Just over a kilometre south of the summit of Sgorr nam Faoileann as the crow flies is Glas Bheinn. We descended the southern flank of Sgorr nam Faoileann, picking a route through the patches of scree and heather and making for the dry-stone wall at the eastern side of the saddle between the hills. The climb up the the rocky north-eastern slope of the mountain was made easier by the encroaching cloud cover and gathering breeze.
From the summit (472m) of Glas Bheinn there are views down to the bay at Proaig on the west coast and over to the humpbacked ridge of Beinn Bheigier lying three kilometres to the south. Something about the relative scale of the long ridge of Beinn Bheigier makes the mountain look as if it’s dauntingly distant from Glas Bheinn, but I remembered I’d had the same impression the last time I walked the route. Sure enough, the walk down along the ridge to the saddle beneath the northern flank of the Beinn seemed to pass fairly quickly.
We climbed up to the col on the north-west flank of the mountain and from there we launched ourselves up the heather-cloaked and scree-clad hillside towards the summit.
Arriving at the summit cairn (491m), we stopped for a quick rest and our sandwiches, before we set off south-east along the kilometre-and-a-half-long ridge with fantastic views in every direction.
Where the ridge begins to descend, we dropped to the north-east off the hillside, making a bee-line for the point where Rubha Biorach protrudes gently into Proaig Bay. I remembered that the last time I’d walked this route coming off the hill had been a real pain – stumbling through bracken, ankle-turning heather and boggy ground, but I couldn’t really see an alternative. However, this time the ground seemed so springy it was almost as if we were bouncing down the hillside. In no time we had picked up the track running above the shore and dropped down in to Proaig Bay.

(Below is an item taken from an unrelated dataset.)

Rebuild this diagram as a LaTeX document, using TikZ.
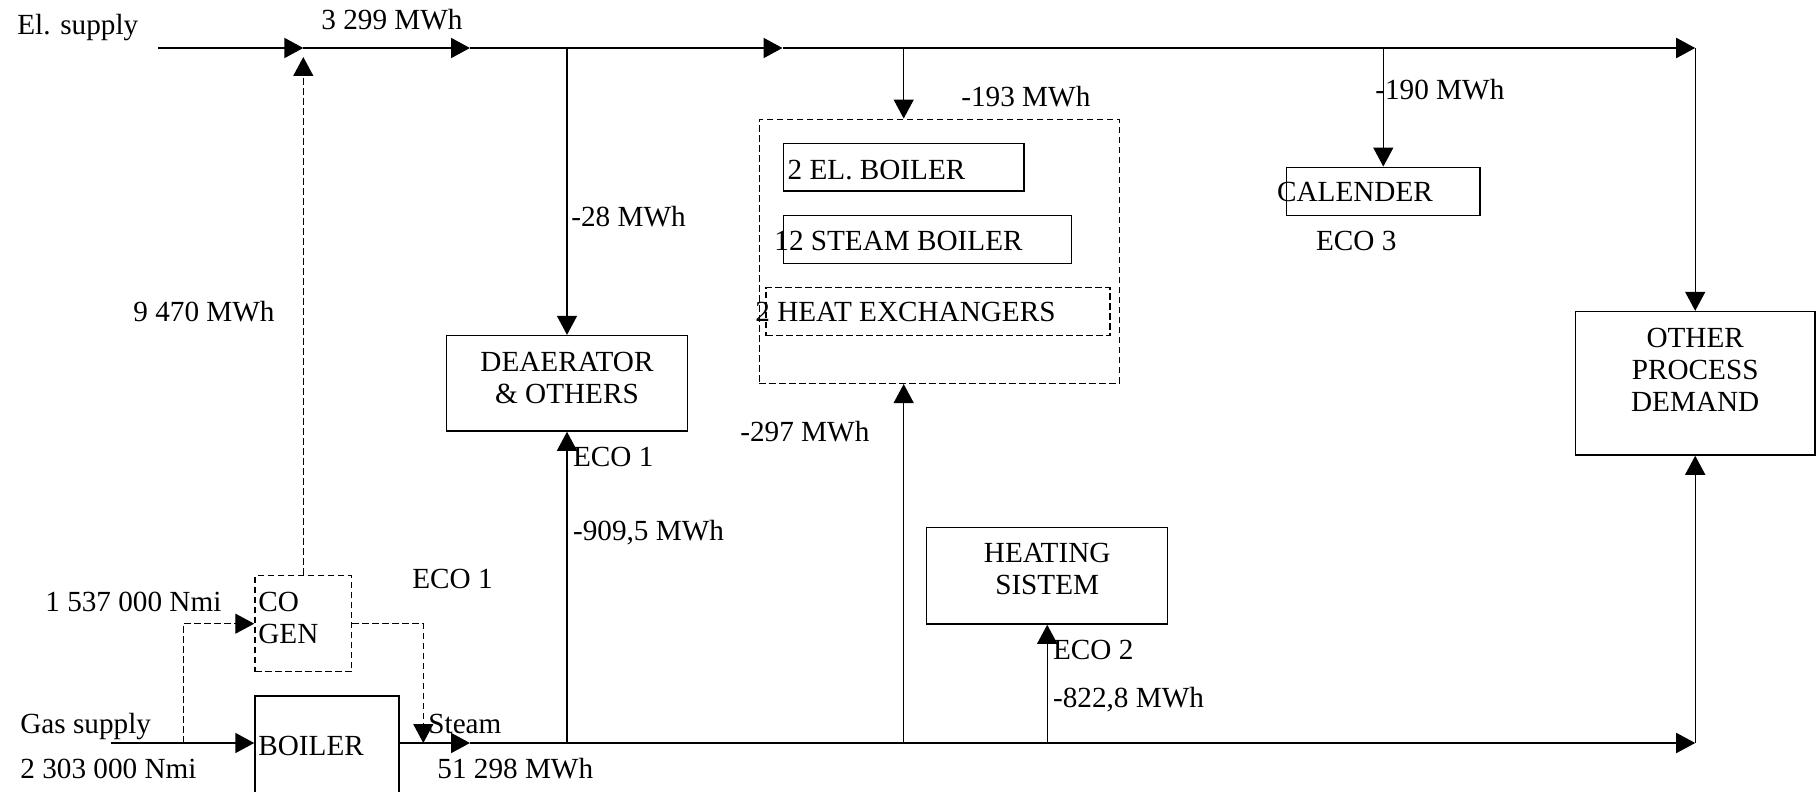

Crossing the Abhainn Proaig, we arrived at the old croft and sheepfold where stands the Proaig bothy. The bothy was re-roofed a few years ago but cracks in the walls have led to birds nesting inside the building, making Proaig an inferior alternative shelter to An Cladach, which is some six kilometres further north-west around the coast.
A glance in the visitors book revealed that the previous day a chap by the name of A. Dempster had passed through, researching a guide to Scotland’s best coastal walks to be published in spring 2011. I look forward to his opinions on this matter!
Continuing north along the shore from Proaig for a kilometre brought us to the foot of Beinn na Caillich Beag (small hill of the old woman) on the far side of a lovely white sand beach. There is a vague path climbing north, which initially follows an exposed rock ‘staircase’. The ‘path’ climbs to around a 100m and we continued north for several hundred metres above McArthur’s Head lighthouse, which, in common with Rhuvaal lighthouse (1859), was built by David and Thomas Stevenson in 1861. We dropped down a broad gully to the north-west of McArthur’s Head and soon arrived back on the Sound of Islay. From here it was a further three kilometres back to An Cladach along the coast. We dawdled along, quite knackered by now, gathering driftwood for a fire back at the bothy.
Once ‘home’, I cooked up a storm on the Trangia – Venison steaks, rice with dried mushrooms and tomatoes and Provencal veg. Pity we didn’t have a bottle of Chateaupoop du Naff to wash it down with, but after such a great walk on such a glorious day sitting in front of a crackling fire at the world’s best bothy – I can’t say I was really wanting for anything.
By the way, if you want to read a far better account of a very similar walk then visit James Boulter’s excellent site!
If you happen to read this Mr Armin Grewe, please go easy on my guidebook if you do review it – even though there’s no excuse for me awarding An Cladach an unnecessary extra ‘d’.